The ambassador refused to deny that the idea of unsigning the treaty is under active consideration and review. Mere contemplation of such a course of action is bad enough, but active consideration at a time of war is almost beyond belief. We were isolated from virtually every democratic nation with our vote against the ICC on July 17, 1998, when the ICC treaty was adopted by a vote of 120 to 7. Since then it has been signed by our closest allies, including every NATO country but Turkey and all members of the European Union.
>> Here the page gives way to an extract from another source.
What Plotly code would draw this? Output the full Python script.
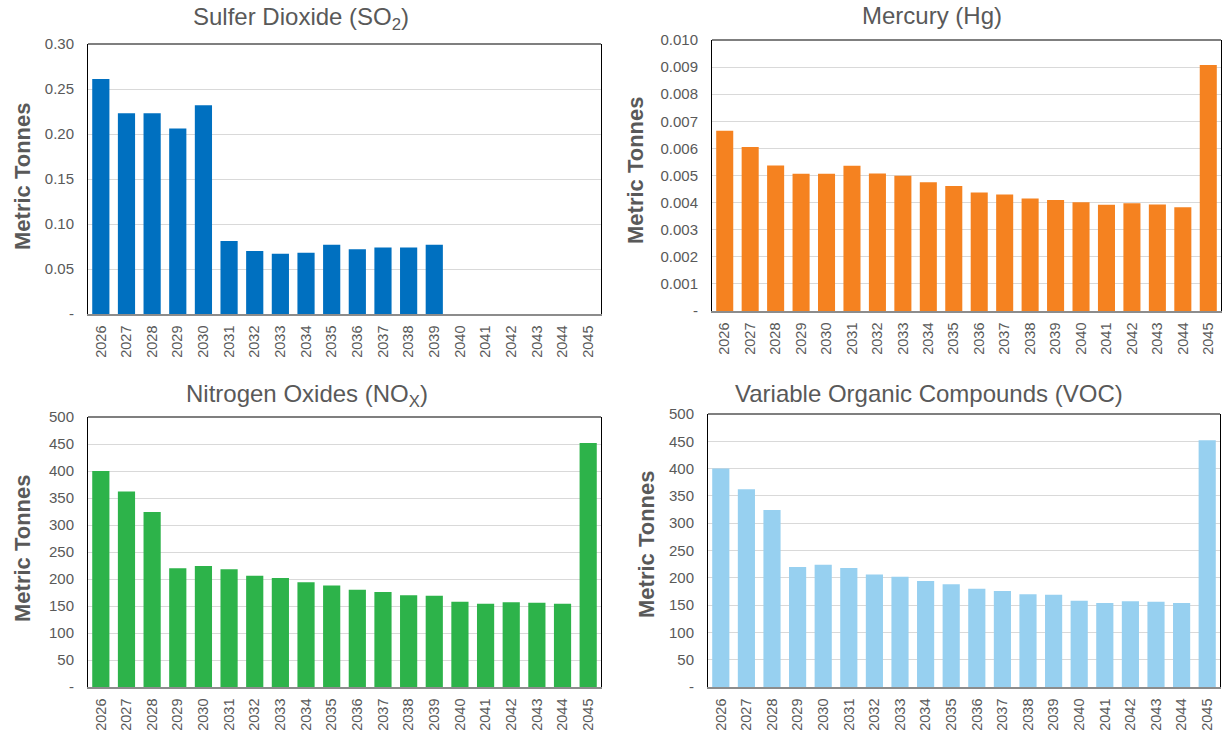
import plotly.graph_objects as go

years = [str(y) for y in range(2026, 2046)]

so2 = [0.261, 0.223, 0.223, 0.206, 0.232, 0.081, 0.070, 0.067, 0.068, 0.077,
       0.072, 0.074, 0.074, 0.077, 0, 0, 0, 0, 0, 0]
hg = [0.00665, 0.00605, 0.00537, 0.00506, 0.00506, 0.00536, 0.00507, 0.00499,
      0.00475, 0.00461, 0.00437, 0.00430, 0.00415, 0.00410, 0.00401, 0.00392,
      0.00398, 0.00393, 0.00383, 0.00908]
nox = [400, 362, 324, 220, 224, 218, 206, 202, 194, 188, 180, 176, 170, 169,
       158, 154, 157, 156, 154, 452]
voc = [400, 362, 324, 220, 224, 218, 206, 202, 194, 188, 180, 176, 170, 169,
       158, 154, 157, 156, 154, 452]

so2_ticks = [0, 0.05, 0.10, 0.15, 0.20, 0.25, 0.30]
so2_text = ["-", "0.05", "0.10", "0.15", "0.20", "0.25", "0.30"]
hg_ticks = [i / 1000 for i in range(0, 11)]
hg_text = ["-"] + ["0.%03d" % i for i in range(1, 11)]
nox_ticks = list(range(0, 501, 50))
nox_text = ["-"] + [str(v) for v in range(50, 501, 50)]

titles = ["Sulfer Dioxide (SO<sub>2</sub>)", "Mercury (Hg)",
          "Nitrogen Oxides (NO<sub>X</sub>)", "Variable Organic Compounds (VOC)"]

W, H = 1223, 734
FONT = "Liberation Sans, Arial, sans-serif"
GREY = "#595959"

panels = [
    # data, color, ticks, text, range, (left,right,top,bottom) px, title center, ytitle center
    (so2, "#0070C0", so2_ticks, so2_text, [0, 0.30], (88, 601, 44, 314), (301, 19), (22, 176)),
    (hg, "#F58220", hg_ticks, hg_text, [0, 0.010], (712, 1221, 40, 311), (932, 16), (636, 170)),
    (nox, "#2DB34A", nox_ticks, nox_text, [0, 500], (88, 601, 417, 687), (307, 395), (22, 548)),
    (voc, "#97D0F0", nox_ticks, nox_text, [0, 500], (708, 1220, 414, 687), (929, 393), (646, 544)),
]

fig = go.Figure()
annotations = []
shapes = []
for i, (vals, color, tv, tt, rng, box, tpos, ypos) in enumerate(panels):
    n = "" if i == 0 else str(i + 1)
    l, r, t, b = box
    fig.add_trace(go.Bar(x=years, y=vals, marker=dict(color=color, line=dict(width=0)),
                         xaxis="x" + n, yaxis="y" + n, showlegend=False))
    fig.layout["xaxis" + n] = dict(
        domain=[l / W, r / W], anchor="y" + n, type="category",
        tickangle=-90, tickfont=dict(size=14.5, color=GREY, family=FONT),
        showline=True, linecolor="#8C8C8C", linewidth=1.5, mirror=False,
        showgrid=False, ticks="outside", ticklen=4, tickcolor="rgba(0,0,0,0)",
        automargin=False)
    fig.layout["yaxis" + n] = dict(
        domain=[1 - b / H, 1 - t / H], anchor="x" + n, range=rng,
        tickvals=tv, ticktext=tt, tickfont=dict(size=15, color=GREY, family=FONT),
        showline=True, linecolor="#000000", linewidth=1, mirror=True,
        showgrid=True, gridcolor="#D9D9D9", gridwidth=1, zeroline=False,
        ticks="outside", ticklen=10, tickcolor="rgba(0,0,0,0)", automargin=False)
    xr = "x" + n + " domain"
    yr = "y" + n + " domain"
    shapes.append(dict(type="line", xref=xr, yref=yr, x0=0, x1=1, y0=1, y1=1,
                       line=dict(color="#000000", width=1.2)))
    annotations.append(dict(text=titles[i], x=tpos[0] / W, y=1 - tpos[1] / H,
                            xref="paper", yref="paper", showarrow=False,
                            xanchor="center", yanchor="middle",
                            font=dict(size=24, color=GREY, family=FONT)))
    annotations.append(dict(text="<b>Metric Tonnes</b>", x=ypos[0] / W,
                            y=1 - ypos[1] / H, xref="paper", yref="paper",
                            showarrow=False, textangle=-90,
                            xanchor="center", yanchor="middle",
                            font=dict(size=22, color=GREY, family=FONT)))

fig.update_layout(width=W, height=H, margin=dict(l=0, r=0, t=0, b=0),
                  paper_bgcolor="white", plot_bgcolor="white",
                  bargap=0.33, annotations=annotations, shapes=shapes,
                  font=dict(family=FONT, color=GREY))
fig.write_html("out.html", config={"displayModeBar": False},
               post_script="document.body.style.margin='0';document.body.style.overflow='hidden';")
The twentieth century was the bloodiest in human history, with a total of 174 million people killed in genocide and mass murders. If there was ever a moment when a US President should demonstrate his fealty to the abiding principles of law and justice, now is that moment. No President has ever revoked the signature of a former chief executive on a treaty by unsigning it. If Bush carries out this unprecedented action, prodded by the right wing of his party, his capitulation will not only dismay our friends and delight our enemies but also strip us of any ability to negotiate changes to the treaty we might validly seek to make. And as we mute our response to the call for a worldwide embrace of the rule of law, we traduce one of the most important principles of American democracy.